While a treaty on business and human rights would be one of many, most concerning is that a body of research on states’ respect for human rights illustrates that commitment to human rights treaties does not necessarily lead to compliance. Though such treaties are codified in international human rights law, there are limited mechanisms to ensure compliance is achieved—ratification often serves as “a pleasing statement not necessarily intended to have any real effect on outcomes.” Treaties, in general, have no bite.

As a result, state leaders might engage in issue linkage, in which a state joins a particular convention not because of a commitment to that issue, but to signal their policy positions to trading partners. States that abuse human rights use treaties as a signal, albeit a weak one, to opposition leaders that something is being done. For example, repressive states are just as likely to belong to the main international legal treaties outlawing murder, torture, etc. as those governments that generally protect human rights. Similarly, dictatorships that practice torture are more likely to participate in the UN’s Convention Against Torture than those dictatorships that, in general, do not use torture.

Hafner-Burton provides a pithy summary: “Most governments swear to pursue, promote, and protect human rights. They make legally binding promises, which they break when convenient.”

Point 3. A Treaty on Business and Human Rights is Fundamentally about States

That’s really it. Even if the treaty has direct obligations for companies, which it currently does not, the real work depends on states. The treaty would require states to pass laws that require companies to respect human rights. See points 1 and 2 above as to why this is a problem. 

Where Do We Go From Here

My current book project, Varieties of Remedy: Seeking Justice for Corporate Human Rights Abuses in Latin America, employs the Corporations and Human Rights Database to question assumptions often found in the business and human rights space. The data, thus far, paint a new picture as to how to best address business conduct and victims’ access to remedy.

First, many scholars and practitioners assume large, multinational corporations are immune from accountability efforts. In the book manuscript, I find that profitability—not foreignness—is king. Judicial accountability for human rights abuses in Latin America is least likely when firms, of any size or origin, are profitable. On the left of Figure 2, we see the negative relationship between firm profitability and the probability of a trail. This effect is even stronger for profitable foreign firms (right of Figure 2) as indicated by the probability those entities will face a civil trial.
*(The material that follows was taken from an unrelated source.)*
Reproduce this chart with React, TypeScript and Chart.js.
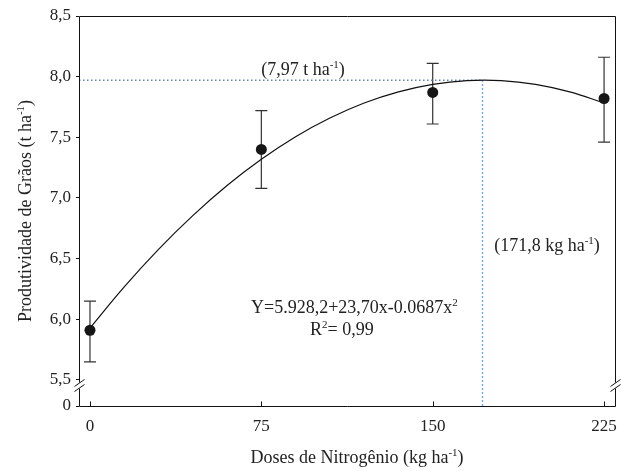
import React, { useEffect, useRef } from 'react';
import { Chart, registerables } from 'chart.js';

Chart.register(...registerables);

// ---- data ----
const doses = [0, 75, 150, 225];
const yieldMean = [5.91, 7.4, 7.87, 7.82];
const yieldUpper = [6.15, 7.72, 8.11, 8.16];
const yieldLower = [5.65, 7.08, 7.61, 7.46];

const fitX = [0, 15, 30, 45, 60, 75, 90, 105, 120, 135, 150, 165, 180, 195, 210, 225];
const fitY = [5.928, 6.268, 6.577, 6.855, 7.103, 7.319, 7.505, 7.659, 7.783, 7.875, 7.937, 7.968, 7.968, 7.937, 7.875, 7.783];

const optDose = 171.8;
const optYield = 7.97;

const xTickValues = [0, 75, 150, 225];
const yTickValues = [5.5, 6.0, 6.5, 7.0, 7.5, 8.0, 8.5];

// axis extents (the lowest y value is the broken-axis position that stands for 0)
const X_MIN = -4.8;
const X_MAX = 230;
const Y_MAX = 8.5;
const Y_ZERO = 5.2856;
const Y_BREAK_VALUE = 5.5;

const FAMILY = '"Liberation Serif", "Times New Roman", serif';
const TEXT = '#222';

type Seg = { t: string; sup?: boolean };

function drawRich(ctx: CanvasRenderingContext2D, segs: Seg[], x: number, y: number, size: number, align: 'left' | 'center') {
  const widths = segs.map((s) => {
    ctx.font = `${s.sup ? Math.round(size * 0.62) : size}px ${FAMILY}`;
    return ctx.measureText(s.t).width;
  });
  const total = widths.reduce((a, b) => a + b, 0);
  let cx = align === 'center' ? x - total / 2 : x;
  ctx.textAlign = 'left';
  ctx.textBaseline = 'alphabetic';
  ctx.fillStyle = TEXT;
  segs.forEach((s, i) => {
    ctx.font = `${s.sup ? Math.round(size * 0.62) : size}px ${FAMILY}`;
    ctx.fillText(s.t, cx, s.sup ? y - size * 0.4 : y);
    cx += widths[i];
  });
}

const decorPlugin = {
  id: 'decor',
  beforeDatasetsDraw(chart: any) {
    const { ctx, scales } = chart;
    const xs = scales.x;
    const ys = scales.y;
    ctx.save();
    ctx.strokeStyle = '#333';
    ctx.lineWidth = 1.2;
    doses.forEach((d, i) => {
      const px = xs.getPixelForValue(d);
      const top = ys.getPixelForValue(yieldUpper[i]);
      const bot = ys.getPixelForValue(yieldLower[i]);
      ctx.beginPath();
      ctx.moveTo(px, top);
      ctx.lineTo(px, bot);
      ctx.moveTo(px - 6, top);
      ctx.lineTo(px + 6, top);
      ctx.moveTo(px - 6, bot);
      ctx.lineTo(px + 6, bot);
      ctx.stroke();
    });
    ctx.restore();
  },
  afterDraw(chart: any) {
    const { ctx, chartArea, scales } = chart;
    const { left, right, top, bottom } = chartArea;
    const xs = scales.x;
    const breakY = scales.y.getPixelForValue(Y_BREAK_VALUE) + 5.5;
    ctx.save();
    ctx.strokeStyle = '#111';
    ctx.lineWidth = 1;
    const L = Math.round(left) + 0.5;
    const R = Math.round(right) - 0.5;
    const T = Math.round(top) + 0.5;
    const B = Math.round(bottom) + 0.5;
    ctx.beginPath();
    ctx.moveTo(L, T);
    ctx.lineTo(R, T);
    ctx.moveTo(L, T);
    ctx.lineTo(L, breakY - 3);
    ctx.moveTo(L, breakY + 3);
    ctx.lineTo(L, B);
    ctx.moveTo(R, T);
    ctx.lineTo(R, breakY - 3);
    ctx.moveTo(R, breakY + 3);
    ctx.lineTo(R, B);
    ctx.moveTo(L, B);
    ctx.lineTo(R, B);
    ctx.stroke();
    ctx.beginPath();
    [L, R].forEach((bx) => {
      [-2.5, 2.5].forEach((o) => {
        ctx.moveTo(bx - 5, breakY + o + 3.5);
        ctx.lineTo(bx + 5, breakY + o - 3.5);
      });
    });
    ctx.stroke();
    ctx.beginPath();
    xTickValues.forEach((v) => {
      const px = Math.round(xs.getPixelForValue(v)) + 0.5;
      ctx.moveTo(px, B);
      ctx.lineTo(px, B - 5);
    });
    ctx.stroke();
    ctx.restore();

    ctx.save();
    drawRich(ctx, [{ t: '(7,97 t ha' }, { t: '-1', sup: true }, { t: ')' }], 303, 75, 18, 'center');
    drawRich(ctx, [{ t: '(171,8 kg ha' }, { t: '-1', sup: true }, { t: ')' }], 547, 251, 18, 'center');
    drawRich(ctx, [{ t: 'Y=5.928,2+23,70x-0.0687x' }, { t: '2', sup: true }], 251, 313, 18, 'left');
    drawRich(ctx, [{ t: 'R' }, { t: '2', sup: true }, { t: '= 0,99' }], 310, 335, 18, 'left');
    drawRich(ctx, [{ t: 'Doses de Nitrogênio (kg ha' }, { t: '-1', sup: true }, { t: ')' }], 357, 463, 18, 'center');
    ctx.translate(31, 211);
    ctx.rotate(-Math.PI / 2);
    drawRich(ctx, [{ t: 'Produtividade de Grãos (t ha' }, { t: '-1', sup: true }, { t: ')' }], 0, 0, 18, 'center');
    ctx.restore();
  },
};

export default function App() {
  const canvasRef = useRef<HTMLCanvasElement | null>(null);

  useEffect(() => {
    const canvas = canvasRef.current;
    if (!canvas) return;
    const chart = new Chart(canvas, {
      type: 'line',
      data: {
        datasets: [
          {
            label: 'means',
            data: doses.map((d, i) => ({ x: d, y: yieldMean[i] })),
            showLine: false,
            pointRadius: 5.5,
            pointBackgroundColor: '#161616',
            pointBorderColor: '#161616',
            pointBorderWidth: 0,
            order: 0,
          },
          {
            label: 'fit',
            data: fitX.map((x, i) => ({ x, y: fitY[i] })),
            borderColor: '#111',
            borderWidth: 1.2,
            pointRadius: 0,
            tension: 0.4,
            fill: false,
            order: 1,
          },
          {
            label: 'optH',
            data: [
              { x: X_MIN, y: optYield },
              { x: optDose, y: optYield },
            ],
            borderColor: '#5585d4',
            borderWidth: 1.4,
            borderDash: [1.5, 2.5],
            pointRadius: 0,
            order: 2,
          },
          {
            label: 'optV',
            data: [
              { x: optDose, y: optYield },
              { x: optDose, y: Y_ZERO },
            ],
            borderColor: '#5585d4',
            borderWidth: 1.4,
            borderDash: [1.5, 2.5],
            pointRadius: 0,
            order: 2,
          },
        ],
      },
      options: {
        animation: false,
        responsive: false,
        maintainAspectRatio: false,
        events: [],
        layout: { padding: { top: 16, right: 1, left: 0, bottom: 0 } },
        plugins: {
          legend: { display: false },
          tooltip: { enabled: false },
          title: { display: false },
        },
        scales: {
          x: {
            type: 'linear',
            min: X_MIN,
            max: X_MAX,
            afterBuildTicks: (s: any) => {
              s.ticks = xTickValues.map((v) => ({ value: v }));
            },
            afterFit: (s: any) => {
              s.height = 65;
              s.paddingLeft = 0;
              s.paddingRight = 0;
            },
            grid: { display: false, drawTicks: false },
            border: { display: false },
            ticks: {
              padding: 10,
              maxRotation: 0,
              autoSkip: false,
              color: TEXT,
              font: { family: FAMILY, size: 17 },
              callback: (v: any) => String(v),
            },
          },
          y: {
            type: 'linear',
            min: Y_ZERO,
            max: Y_MAX,
            afterBuildTicks: (s: any) => {
              s.ticks = [Y_ZERO, ...yTickValues].map((v) => ({ value: v }));
            },
            afterFit: (s: any) => {
              s.width = 79;
              s.paddingTop = 0;
              s.paddingBottom = 0;
            },
            grid: { display: true, drawOnChartArea: false, drawTicks: true, tickLength: 3, color: '#111' },
            border: { display: false },
            ticks: {
              padding: 5,
              autoSkip: false,
              color: TEXT,
              font: { family: FAMILY, size: 17 },
              callback: (v: any) => (Math.abs(v - Y_ZERO) < 1e-6 ? '0' : Number(v).toFixed(1).replace('.', ',')),
            },
          },
        },
      },
      plugins: [decorPlugin],
    } as any);
    return () => chart.destroy();
  }, []);

  return (
    <div style={{ position: 'fixed', left: 0, top: 0, width: 621, height: 471, background: '#fff' }}>
      <canvas ref={canvasRef} width={621} height={471} style={{ display: 'block', width: 621, height: 471 }} />
    </div>
  );
}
Figure 2: Marginal Effects of Profit Margin and Foreignness on Trial Activity

Second, the UN Guiding Principles (UNGPs) suggest that non-judicial remedy might be an appealing alternative for companies and victims in countries with weak institutions. Instead, I find that non-judicial remedy is much more likely in those Latin American countries with strong institutions (as measured by Polity 2 and the Freedom from Corruption Index). Non-judicial remedy is not a complement, it’s a substitute. 

Figure 3: Marginal Effects of Democratic Strength and Corruption on Non-Judicial Remedy

When victims do have access to remedy—specifically judicial processes—it is, in part, because local NGOs helped elevate victims’ voices. Local NGOs that help advocate for victims or aid in navigating local judicial processes or procedures are fundamental to accessing remedy mechanisms, on average. Victims are more likely to have access to judicial and non-judicial remedy in relatively strong institutional contexts (e.g., robust democratic practices, strong rule of law). The best pathway to improving access to any remedy mechanism is to strengthen democratic institutions, not offer alternatives.

This work is hard. It is also incredibly important. The data are quite clear that a domestic focus is needed. Strong domestic institutions are more likely to deter future would-be abusers. Learning what domestic actors need and how to strengthen domestic institutions presents a more fruitful, if varied, path to reducing corporate human rights abuses. Let’s not add another treaty to the pile.